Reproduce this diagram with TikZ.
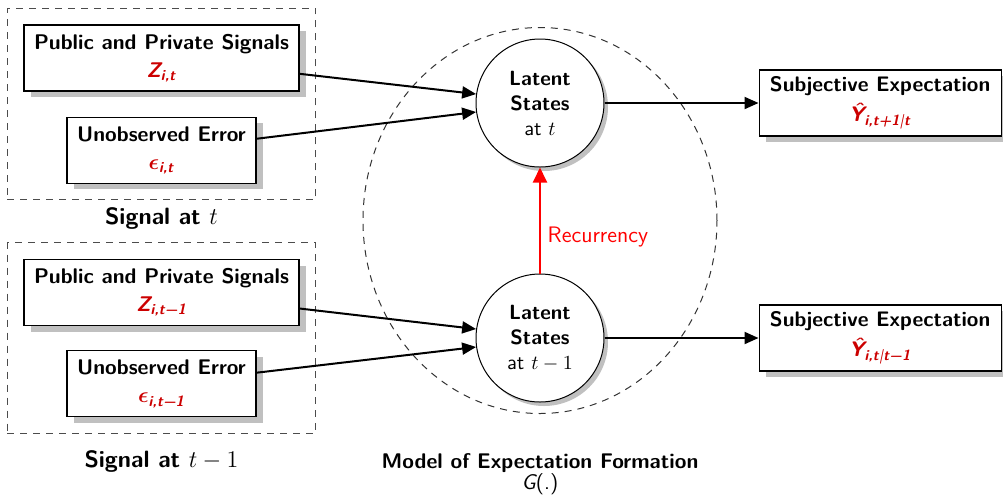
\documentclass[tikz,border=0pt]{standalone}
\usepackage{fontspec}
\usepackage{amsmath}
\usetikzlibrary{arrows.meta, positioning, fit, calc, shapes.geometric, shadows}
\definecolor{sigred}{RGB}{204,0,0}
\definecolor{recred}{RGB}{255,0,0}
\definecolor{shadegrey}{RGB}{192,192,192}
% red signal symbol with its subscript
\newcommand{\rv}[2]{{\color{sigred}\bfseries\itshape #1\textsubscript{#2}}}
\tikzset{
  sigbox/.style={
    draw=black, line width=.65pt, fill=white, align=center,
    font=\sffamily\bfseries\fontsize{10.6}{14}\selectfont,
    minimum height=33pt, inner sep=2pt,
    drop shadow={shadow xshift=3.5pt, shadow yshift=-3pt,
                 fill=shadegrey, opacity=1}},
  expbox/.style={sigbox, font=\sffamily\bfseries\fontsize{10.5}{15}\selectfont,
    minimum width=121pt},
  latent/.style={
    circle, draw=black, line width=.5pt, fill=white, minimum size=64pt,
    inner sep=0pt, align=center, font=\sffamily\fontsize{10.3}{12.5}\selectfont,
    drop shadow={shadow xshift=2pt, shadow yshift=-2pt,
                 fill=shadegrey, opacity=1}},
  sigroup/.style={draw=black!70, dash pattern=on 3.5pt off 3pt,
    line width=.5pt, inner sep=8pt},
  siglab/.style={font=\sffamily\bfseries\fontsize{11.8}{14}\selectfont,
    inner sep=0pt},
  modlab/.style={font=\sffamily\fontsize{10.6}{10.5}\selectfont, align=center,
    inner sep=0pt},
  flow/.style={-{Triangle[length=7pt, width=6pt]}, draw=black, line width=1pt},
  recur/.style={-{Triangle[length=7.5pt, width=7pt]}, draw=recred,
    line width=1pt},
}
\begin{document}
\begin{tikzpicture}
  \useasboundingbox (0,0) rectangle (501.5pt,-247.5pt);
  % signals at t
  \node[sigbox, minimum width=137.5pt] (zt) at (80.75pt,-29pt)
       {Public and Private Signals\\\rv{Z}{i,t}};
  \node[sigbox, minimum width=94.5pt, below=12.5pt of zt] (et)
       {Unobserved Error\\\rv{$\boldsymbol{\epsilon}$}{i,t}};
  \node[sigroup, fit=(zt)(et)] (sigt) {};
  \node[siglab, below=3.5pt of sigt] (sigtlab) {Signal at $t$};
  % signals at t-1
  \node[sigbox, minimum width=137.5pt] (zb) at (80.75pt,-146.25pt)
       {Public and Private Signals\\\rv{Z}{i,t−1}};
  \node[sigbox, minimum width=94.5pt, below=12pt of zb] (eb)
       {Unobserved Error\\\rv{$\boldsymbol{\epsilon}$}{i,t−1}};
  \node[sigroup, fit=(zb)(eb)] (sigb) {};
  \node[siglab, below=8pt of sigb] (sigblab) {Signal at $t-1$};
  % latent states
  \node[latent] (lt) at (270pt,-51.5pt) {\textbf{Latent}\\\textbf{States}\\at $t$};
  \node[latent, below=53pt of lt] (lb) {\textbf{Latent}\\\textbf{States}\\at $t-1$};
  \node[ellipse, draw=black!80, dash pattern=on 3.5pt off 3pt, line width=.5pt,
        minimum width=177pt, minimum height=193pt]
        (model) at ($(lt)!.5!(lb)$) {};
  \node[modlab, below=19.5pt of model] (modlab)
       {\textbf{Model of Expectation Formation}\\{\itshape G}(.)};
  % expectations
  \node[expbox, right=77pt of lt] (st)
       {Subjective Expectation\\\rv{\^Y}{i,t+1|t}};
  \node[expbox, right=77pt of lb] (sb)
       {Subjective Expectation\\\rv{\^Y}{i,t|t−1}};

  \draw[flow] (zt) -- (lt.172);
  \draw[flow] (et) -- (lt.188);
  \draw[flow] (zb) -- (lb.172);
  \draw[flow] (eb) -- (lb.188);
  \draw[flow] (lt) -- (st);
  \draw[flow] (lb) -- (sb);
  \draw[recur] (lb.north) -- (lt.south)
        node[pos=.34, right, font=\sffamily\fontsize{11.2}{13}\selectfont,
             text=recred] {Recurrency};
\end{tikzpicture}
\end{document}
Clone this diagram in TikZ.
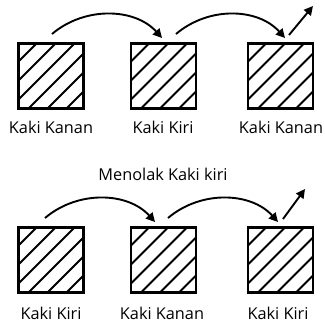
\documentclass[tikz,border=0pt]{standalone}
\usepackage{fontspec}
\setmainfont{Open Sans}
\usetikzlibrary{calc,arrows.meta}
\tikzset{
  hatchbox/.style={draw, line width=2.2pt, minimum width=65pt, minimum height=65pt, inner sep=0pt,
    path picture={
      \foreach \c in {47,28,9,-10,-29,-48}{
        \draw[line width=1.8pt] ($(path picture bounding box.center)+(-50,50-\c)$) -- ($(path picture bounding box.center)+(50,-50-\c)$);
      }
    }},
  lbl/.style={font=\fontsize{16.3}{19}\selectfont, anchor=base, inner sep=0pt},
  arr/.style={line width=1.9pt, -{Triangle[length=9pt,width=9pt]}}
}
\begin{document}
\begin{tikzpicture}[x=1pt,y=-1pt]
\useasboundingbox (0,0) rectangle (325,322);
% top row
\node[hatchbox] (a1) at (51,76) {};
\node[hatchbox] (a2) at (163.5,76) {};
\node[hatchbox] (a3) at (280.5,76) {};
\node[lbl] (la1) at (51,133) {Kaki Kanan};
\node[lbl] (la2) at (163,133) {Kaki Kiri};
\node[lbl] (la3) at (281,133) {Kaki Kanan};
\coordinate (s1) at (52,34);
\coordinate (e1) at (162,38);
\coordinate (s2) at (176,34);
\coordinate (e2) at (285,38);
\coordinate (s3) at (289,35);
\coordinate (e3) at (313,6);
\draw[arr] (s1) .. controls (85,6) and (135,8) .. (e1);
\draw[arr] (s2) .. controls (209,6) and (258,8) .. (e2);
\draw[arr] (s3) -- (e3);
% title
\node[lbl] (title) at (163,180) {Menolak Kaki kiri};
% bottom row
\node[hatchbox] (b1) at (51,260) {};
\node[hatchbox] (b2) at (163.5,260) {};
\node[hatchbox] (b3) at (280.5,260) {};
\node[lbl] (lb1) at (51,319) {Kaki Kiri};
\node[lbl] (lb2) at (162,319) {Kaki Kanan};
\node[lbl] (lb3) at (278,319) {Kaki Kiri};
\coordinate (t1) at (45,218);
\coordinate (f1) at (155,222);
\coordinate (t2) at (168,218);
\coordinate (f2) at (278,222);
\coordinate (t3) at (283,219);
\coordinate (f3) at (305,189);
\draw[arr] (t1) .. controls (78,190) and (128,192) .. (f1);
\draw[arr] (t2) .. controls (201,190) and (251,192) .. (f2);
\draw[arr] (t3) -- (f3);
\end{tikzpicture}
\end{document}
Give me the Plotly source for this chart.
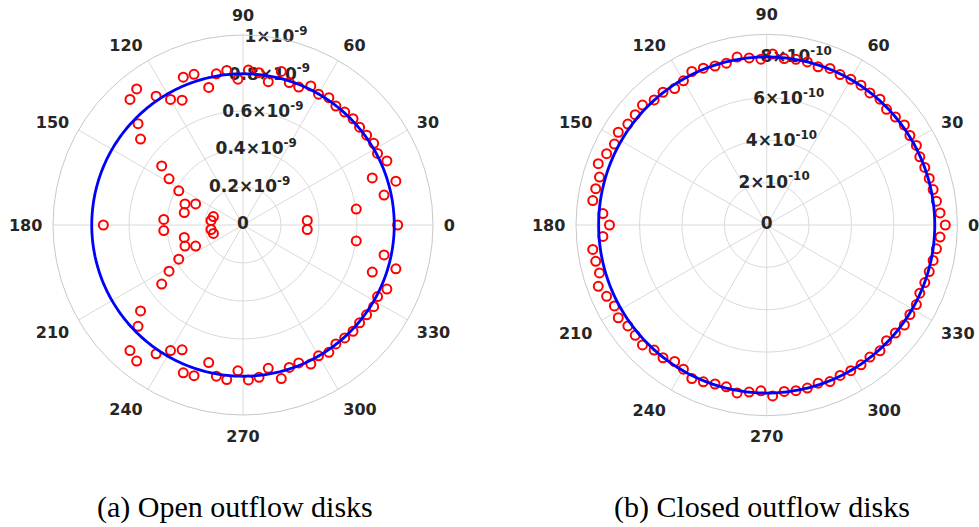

■ **Exercise requirements**
Print out the whole of the material word for word, without pictures.

■ **Answer in full**
Reproduce this diagram with TikZ.
\documentclass[tikz,border=0pt]{standalone}
\usepackage{fontspec}
\usepackage{amsmath}
\usetikzlibrary{arrows.meta, positioning, fit, calc, shapes.geometric, shadows}
\definecolor{sigred}{RGB}{204,0,0}
\definecolor{recred}{RGB}{255,0,0}
\definecolor{shadegrey}{RGB}{192,192,192}
% red signal symbol with its subscript
\newcommand{\rv}[2]{{\color{sigred}\bfseries\itshape #1\textsubscript{#2}}}
\tikzset{
  sigbox/.style={
    draw=black, line width=.65pt, fill=white, align=center,
    font=\sffamily\bfseries\fontsize{10.6}{14}\selectfont,
    minimum height=33pt, inner sep=2pt,
    drop shadow={shadow xshift=3.5pt, shadow yshift=-3pt,
                 fill=shadegrey, opacity=1}},
  expbox/.style={sigbox, font=\sffamily\bfseries\fontsize{10.5}{15}\selectfont,
    minimum width=121pt},
  latent/.style={
    circle, draw=black, line width=.5pt, fill=white, minimum size=64pt,
    inner sep=0pt, align=center, font=\sffamily\fontsize{10.3}{12.5}\selectfont,
    drop shadow={shadow xshift=2pt, shadow yshift=-2pt,
                 fill=shadegrey, opacity=1}},
  sigroup/.style={draw=black!70, dash pattern=on 3.5pt off 3pt,
    line width=.5pt, inner sep=8pt},
  siglab/.style={font=\sffamily\bfseries\fontsize{11.8}{14}\selectfont,
    inner sep=0pt},
  modlab/.style={font=\sffamily\fontsize{10.6}{10.5}\selectfont, align=center,
    inner sep=0pt},
  flow/.style={-{Triangle[length=7pt, width=6pt]}, draw=black, line width=1pt},
  recur/.style={-{Triangle[length=7.5pt, width=7pt]}, draw=recred,
    line width=1pt},
}
\begin{document}
\begin{tikzpicture}
  \useasboundingbox (0,0) rectangle (501.5pt,-247.5pt);
  % signals at t
  \node[sigbox, minimum width=137.5pt] (zt) at (80.75pt,-29pt)
       {Public and Private Signals\\\rv{Z}{i,t}};
  \node[sigbox, minimum width=94.5pt, below=12.5pt of zt] (et)
       {Unobserved Error\\\rv{$\boldsymbol{\epsilon}$}{i,t}};
  \node[sigroup, fit=(zt)(et)] (sigt) {};
  \node[siglab, below=3.5pt of sigt] (sigtlab) {Signal at $t$};
  % signals at t-1
  \node[sigbox, minimum width=137.5pt] (zb) at (80.75pt,-146.25pt)
       {Public and Private Signals\\\rv{Z}{i,t−1}};
  \node[sigbox, minimum width=94.5pt, below=12pt of zb] (eb)
       {Unobserved Error\\\rv{$\boldsymbol{\epsilon}$}{i,t−1}};
  \node[sigroup, fit=(zb)(eb)] (sigb) {};
  \node[siglab, below=8pt of sigb] (sigblab) {Signal at $t-1$};
  % latent states
  \node[latent] (lt) at (270pt,-51.5pt) {\textbf{Latent}\\\textbf{States}\\at $t$};
  \node[latent, below=53pt of lt] (lb) {\textbf{Latent}\\\textbf{States}\\at $t-1$};
  \node[ellipse, draw=black!80, dash pattern=on 3.5pt off 3pt, line width=.5pt,
        minimum width=177pt, minimum height=193pt]
        (model) at ($(lt)!.5!(lb)$) {};
  \node[modlab, below=19.5pt of model] (modlab)
       {\textbf{Model of Expectation Formation}\\{\itshape G}(.)};
  % expectations
  \node[expbox, right=77pt of lt] (st)
       {Subjective Expectation\\\rv{\^Y}{i,t+1|t}};
  \node[expbox, right=77pt of lb] (sb)
       {Subjective Expectation\\\rv{\^Y}{i,t|t−1}};

  \draw[flow] (zt) -- (lt.172);
  \draw[flow] (et) -- (lt.188);
  \draw[flow] (zb) -- (lb.172);
  \draw[flow] (eb) -- (lb.188);
  \draw[flow] (lt) -- (st);
  \draw[flow] (lb) -- (sb);
  \draw[recur] (lb.north) -- (lt.south)
        node[pos=.34, right, font=\sffamily\fontsize{11.2}{13}\selectfont,
             text=recred] {Recurrency};
\end{tikzpicture}
\end{document}
Clone this diagram in TikZ.
\documentclass[tikz,border=0pt]{standalone}
\usepackage{fontspec}
\setmainfont{Open Sans}
\usetikzlibrary{calc,arrows.meta}
\tikzset{
  hatchbox/.style={draw, line width=2.2pt, minimum width=65pt, minimum height=65pt, inner sep=0pt,
    path picture={
      \foreach \c in {47,28,9,-10,-29,-48}{
        \draw[line width=1.8pt] ($(path picture bounding box.center)+(-50,50-\c)$) -- ($(path picture bounding box.center)+(50,-50-\c)$);
      }
    }},
  lbl/.style={font=\fontsize{16.3}{19}\selectfont, anchor=base, inner sep=0pt},
  arr/.style={line width=1.9pt, -{Triangle[length=9pt,width=9pt]}}
}
\begin{document}
\begin{tikzpicture}[x=1pt,y=-1pt]
\useasboundingbox (0,0) rectangle (325,322);
% top row
\node[hatchbox] (a1) at (51,76) {};
\node[hatchbox] (a2) at (163.5,76) {};
\node[hatchbox] (a3) at (280.5,76) {};
\node[lbl] (la1) at (51,133) {Kaki Kanan};
\node[lbl] (la2) at (163,133) {Kaki Kiri};
\node[lbl] (la3) at (281,133) {Kaki Kanan};
\coordinate (s1) at (52,34);
\coordinate (e1) at (162,38);
\coordinate (s2) at (176,34);
\coordinate (e2) at (285,38);
\coordinate (s3) at (289,35);
\coordinate (e3) at (313,6);
\draw[arr] (s1) .. controls (85,6) and (135,8) .. (e1);
\draw[arr] (s2) .. controls (209,6) and (258,8) .. (e2);
\draw[arr] (s3) -- (e3);
% title
\node[lbl] (title) at (163,180) {Menolak Kaki kiri};
% bottom row
\node[hatchbox] (b1) at (51,260) {};
\node[hatchbox] (b2) at (163.5,260) {};
\node[hatchbox] (b3) at (280.5,260) {};
\node[lbl] (lb1) at (51,319) {Kaki Kiri};
\node[lbl] (lb2) at (162,319) {Kaki Kanan};
\node[lbl] (lb3) at (278,319) {Kaki Kiri};
\coordinate (t1) at (45,218);
\coordinate (f1) at (155,222);
\coordinate (t2) at (168,218);
\coordinate (f2) at (278,222);
\coordinate (t3) at (283,219);
\coordinate (f3) at (305,189);
\draw[arr] (t1) .. controls (78,190) and (128,192) .. (f1);
\draw[arr] (t2) .. controls (201,190) and (251,192) .. (f2);
\draw[arr] (t3) -- (f3);
\end{tikzpicture}
\end{document}
Give me the Plotly source for this chart.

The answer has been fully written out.